Rompre le mur de silence que les oppresseurs peuvent bâtir autour de l’exploitation, de l’oppression, de la répression est une loi de l’histoire que connaissent tous les peuples opprimés. Le peuple centrafricain ne peut y échapper; d’ailleurs il en sait quelque chose à travers ses propres expériences de luttes depuis le début de la colonisation française. L’oppression finit toujours par jeter les masses même sans armes dans la rue et à l’assaut des châteaux, surtout lorsque ce sont des châteaux de la honte. On ne peut donc être fier aujourd’hui après le refus exprimé violemment par le peuple centrafricain, malgré les massacres perpétrés par l’armée franco-zaïroise au mois de janvier 1979.

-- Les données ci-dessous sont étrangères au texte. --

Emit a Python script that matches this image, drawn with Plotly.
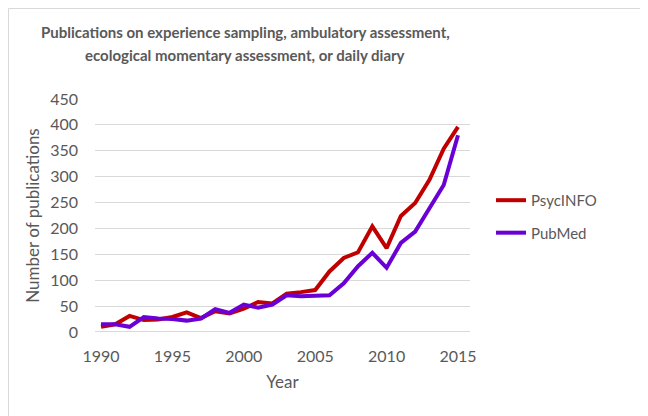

Ce refus exprimé violemment avait surpris tous les politologues, énarques, polytechniciens et autres ethnologues de l’Elysée accrédités dans les pays africains, qui rivalisent avec les anciens colons dans les études et la mesure du comportement et du degré de conscience des masses africaines devant les nouvelles formes de domination impérialiste.